Some students have seen such a decrease in financial aid that they will likely no longer be able to attend Georgetown, according to the petition.
“If I can’t win some random outside scholarships in the coming weeks, Georgetown University is now officially beyond what my family’s financial means can pay for,” an anonymous testimony in the petition reads. “This is an unacceptable slap in the face to students like me and makes it alarmingly clear who Georgetown values within its student body. The fact that it will, quite literally, cost more for me to stay at home (for the safety of our entire campus community) than any year I’ve physically attended Georgetown’s campus is disheartening.”
The university did not provide a comment on student financial aid concerns by the time of publication.
The release of reduced financial aid packages comes after the university’s announcement July 21 that undergraduate students living off campus would receive a tuition discount of 10%. In the preceding weeks, more than 2,000 community members signed a petition calling on the university to reduce tuition and extend the deferral deadline. On July 29, the university said it would apply the reduction to all undergraduates.
The tuition cut, however, had no impact on the expected family contribution threshold, meaning students already paying full or nearly full tuition would largely reap the benefits of the policy. Other institutions, such as Williams College, have reduced family contributions for students receiving financial aid in addition to cutting tuition.

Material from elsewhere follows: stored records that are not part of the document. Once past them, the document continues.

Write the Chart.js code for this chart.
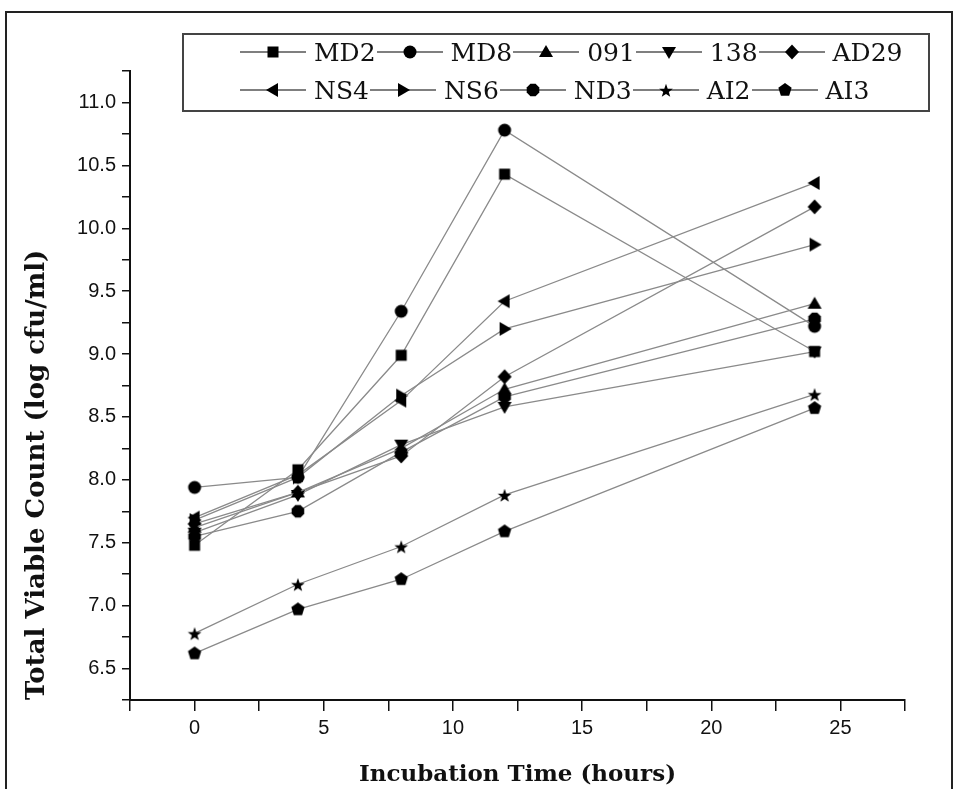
<!DOCTYPE html>
<html>
<head>
<meta charset="utf-8">
<script src="https://cdn.jsdelivr.net/npm/chart.js@4.4.0/dist/chart.umd.min.js"></script>
<style>
  body { margin: 0; background: #fff; }
  #wrap { position: relative; width: 957px; height: 789px; overflow: hidden; }
  #frame { position: absolute; left: 5px; top: 11px; width: 944px; height: 820px; border: 2px solid #222; }
  #legend { position: absolute; left: 182px; top: 33px; width: 744px; height: 75px;
    border: 2px solid #444; font-family: "DejaVu Serif", serif; font-size: 25px; color: #111; }
  .row { position: absolute; left: 56px; height: 36px; display: flex; align-items: center; }
  .row span { margin: 0 1px 0 8px; }
  canvas.sym { display: block; }
</style>
</head>
<body>
<div id="wrap">
  <div id="frame"></div>
  <canvas id="lineChart" width="957" height="789" style="position:absolute;left:0;top:0"></canvas>
  <div id="legend">
    <div class="row" id="row1" style="top:-1px"></div>
    <div class="row" id="row2" style="top:37px"></div>
  </div>
</div>
<script>
// incubation time, hours
const hours = [0, 4, 8, 12, 24];

// total viable count, log cfu/ml
const md2  = [7.48, 8.08, 8.99, 10.43, 9.02];
const md8  = [7.94, 8.02, 9.34, 10.78, 9.22];
const s091 = [7.62, 7.90, 8.25, 8.72, 9.40];
const s138 = [7.58, 7.88, 8.28, 8.58, 9.02];
const ad29 = [7.65, 7.90, 8.19, 8.82, 10.17];
const ns4  = [7.70, 8.04, 8.63, 9.42, 10.36];
const ns6  = [7.68, 8.02, 8.67, 9.20, 9.87];
const nd3  = [7.55, 7.75, 8.22, 8.66, 9.28];
const ai2  = [6.78, 7.17, 7.47, 7.88, 8.68];
const ai3  = [6.62, 6.97, 7.21, 7.59, 8.57];

const names  = ["MD2", "MD8", "091", "138", "AD29", "NS4", "NS6", "ND3", "AI2", "AI3"];
const values = [md2, md8, s091, s138, ad29, ns4, ns6, nd3, ai2, ai3];
const shapes = ["square", "circle", "up", "down", "diamond", "left", "right", "octagon", "star", "pentagon"];

const yTicks = [6.5, 7.0, 7.5, 8.0, 8.5, 9.0, 9.5, 10.0, 10.5, 11.0];
const xTicks = [0, 5, 10, 15, 20, 25];

function path(g, pts) {
	g.moveTo(pts[0][0], pts[0][1]);
	for (let i = 1; i < pts.length; i++) g.lineTo(pts[i][0], pts[i][1]);
	g.closePath();
}

function polygon(m, n, r, rot) {
	const pts = [];
	for (let i = 0; i < n; i++) {
		const a = rot + i * 2 * Math.PI / n;
		pts.push([m + r * Math.cos(a), m + r * Math.sin(a)]);
	}
	return pts;
}

function marker(shape) {
	const c = document.createElement("canvas");
	c.width = c.height = 18;
	const g = c.getContext("2d");
	const m = 9;
	g.fillStyle = "#000";
	g.beginPath();
	switch (shape) {
		case "square": g.rect(m - 5.5, m - 5.5, 11, 11); break;
		case "circle": g.arc(m, m, 6.5, 0, Math.PI * 2); break;
		case "up": path(g, [[m, m - 7], [m + 7, m + 5], [m - 7, m + 5]]); break;
		case "down": path(g, [[m - 7, m - 5], [m + 7, m - 5], [m, m + 7]]); break;
		case "diamond": path(g, [[m, m - 7.5], [m + 7, m], [m, m + 7.5], [m - 7, m]]); break;
		case "left": path(g, [[m - 7, m], [m + 5, m - 7], [m + 5, m + 7]]); break;
		case "right": path(g, [[m + 7, m], [m - 5, m - 7], [m - 5, m + 7]]); break;
		case "octagon": path(g, polygon(m, 8, 6.8, Math.PI / 8)); break;
		case "pentagon": path(g, polygon(m, 5, 7, -Math.PI / 2)); break;
		case "star": {
			const pts = [];
			for (let i = 0; i < 10; i++) {
				const r = i % 2 ? 2.9 : 7.2;
				const a = -Math.PI / 2 + i * Math.PI / 5;
				pts.push([m + r * Math.cos(a), m + 1 + r * Math.sin(a)]);
			}
			path(g, pts);
			break;
		}
	}
	g.fill();
	return c;
}

const markers = shapes.map(marker);

// html legend, two rows of five
names.forEach((name, i) => {
	const row = document.getElementById(i < 5 ? "row1" : "row2");
	const sym = document.createElement("canvas");
	sym.className = "sym";
	sym.width = 66;
	sym.height = 22;
	const g = sym.getContext("2d");
	g.strokeStyle = "#555";
	g.lineWidth = 1.5;
	g.beginPath();
	g.moveTo(0, 11);
	g.lineTo(66, 11);
	g.stroke();
	g.drawImage(markers[i], 33 - 9, 11 - 9);
	const label = document.createElement("span");
	label.textContent = name;
	row.appendChild(sym);
	row.appendChild(label);
});

const datasets = names.map((name, i) => ({
	label: name,
	data: hours.map((h, j) => ({ x: h, y: values[i][j] })),
	borderColor: "#8a8a8a",
	borderWidth: 1.3,
	pointStyle: markers[i],
	pointRadius: 7,
	fill: false,
	tension: 0,
}));

const tickFont = { family: "'Liberation Sans Narrow', 'Liberation Sans', sans-serif", size: 20 };
const titleFont = { family: "'DejaVu Serif', serif", size: 23, weight: "bold" };

const isTick = (list, v) => list.some((t) => Math.abs(t - v) < 1e-6);

new Chart(document.getElementById("lineChart"), {
	type: "line",
	data: { datasets: datasets },
	options: {
		responsive: false,
		animation: false,
		devicePixelRatio: 1,
		layout: { padding: { left: 18, top: 71, right: 52, bottom: 0 } },
		plugins: { legend: { display: false }, tooltip: { enabled: false } },
		scales: {
			x: {
				type: "linear",
				min: -2.5,
				max: 27.5,
				afterFit: (s) => { s.height = 89; },
				ticks: {
					stepSize: 2.5,
					autoSkip: false,
					maxRotation: 0,
					padding: 5,
					color: "#111",
					font: tickFont,
					callback: (v) => (isTick(xTicks, v) ? String(v) : ""),
				},
				grid: { drawOnChartArea: false, tickLength: 11, color: "#111", lineWidth: 1.5 },
				border: { color: "#111", width: 2 },
				title: {
					display: true,
					text: "Incubation Time (hours)",
					color: "#111",
					font: titleFont,
					padding: { top: 0, bottom: 0 },
				},
			},
			y: {
				min: 6.25,
				max: 11.25,
				afterFit: (s) => { s.width = 112; },
				ticks: {
					stepSize: 0.25,
					autoSkip: false,
					padding: 6,
					color: "#111",
					font: tickFont,
					callback: (v) => (isTick(yTicks, v) ? v.toFixed(1) : ""),
				},
				grid: { drawOnChartArea: false, tickLength: 8, color: "#111", lineWidth: 1.5 },
				border: { color: "#111", width: 2 },
				title: {
					display: true,
					text: "Total Viable Count (log cfu/ml)",
					align: "start",
					color: "#111",
					font: { family: "'DejaVu Serif', serif", size: 26, weight: "bold" },
					padding: { top: 4, bottom: 0 },
				},
			},
		},
	},
});
</script>
</body>
</html>
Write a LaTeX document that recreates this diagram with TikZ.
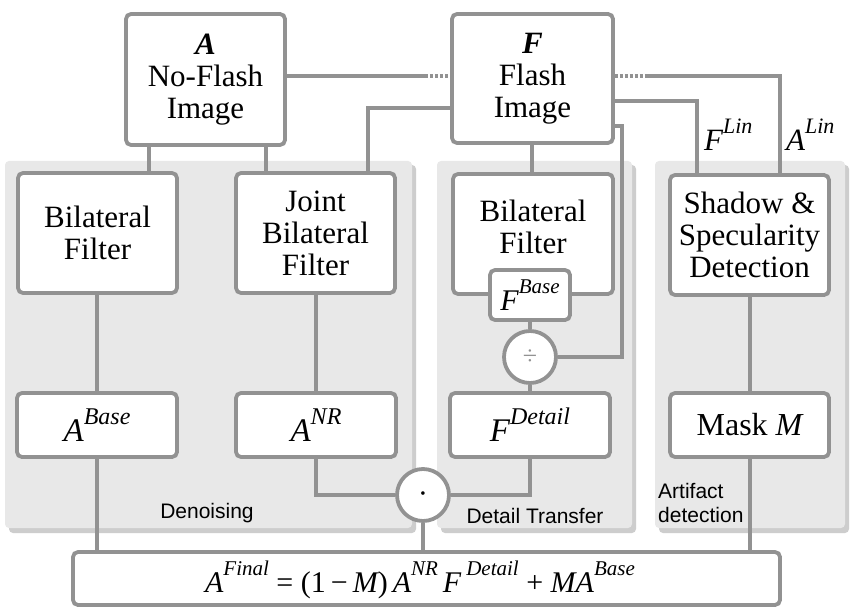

Some students, including GUSA Senate Finance and Appropriations Chair Eric Bazail-Eimil (SFS ’23), suspect the tuition cuts played a role in financial aid reductions. The Hoya has not be able to confirm these suspicions.
“I can’t imagine that in some way, it’s not related to the decision to reduce tuition,” Bazail-Eimil wrote in an email to The Hoya. “Especially when it comes to tuition-dependent institutions that redistribute hefty portions of their tuition revenues, shrinking the size of the pool of available funds inherently brings about this kind of undesirable outcome.”
The recent financial aid changes have reinforced student cynicism about university policies. Nile Blass (COL ’22), one of the organizers of the GUSA petition, said the financial aid reductions can only be seen as a way for the university to shore up its finances.
“Georgetown is too big with too many resources and too many possibilities of making correct, fair and efficient decisions for this to be anything but intentional,” Blass said in an interview with The Hoya. “Even their failure and their complacency is intentional to an extent because it means that they didn’t put to use the vast amounts of institutional and social and economic powers that they have to ensure that this can be done in an efficient way.”
After the petition, GUSA plans to take further action to advocate for increased financial aid and to ensure the university addresses first-generation and low-income students’ unease, according to GUSA Senate Speaker Daniella Sanchez (COL ’22).
“I think that the university needs to realize that this isn’t an issue that we will just forget about or accept because this is affecting livelihoods,” Sanchez said during an interview with The Hoya. “This is administration literally taking away the sense of financial security that students used to have. So this isn’t something that we’re going to forget anytime soon.”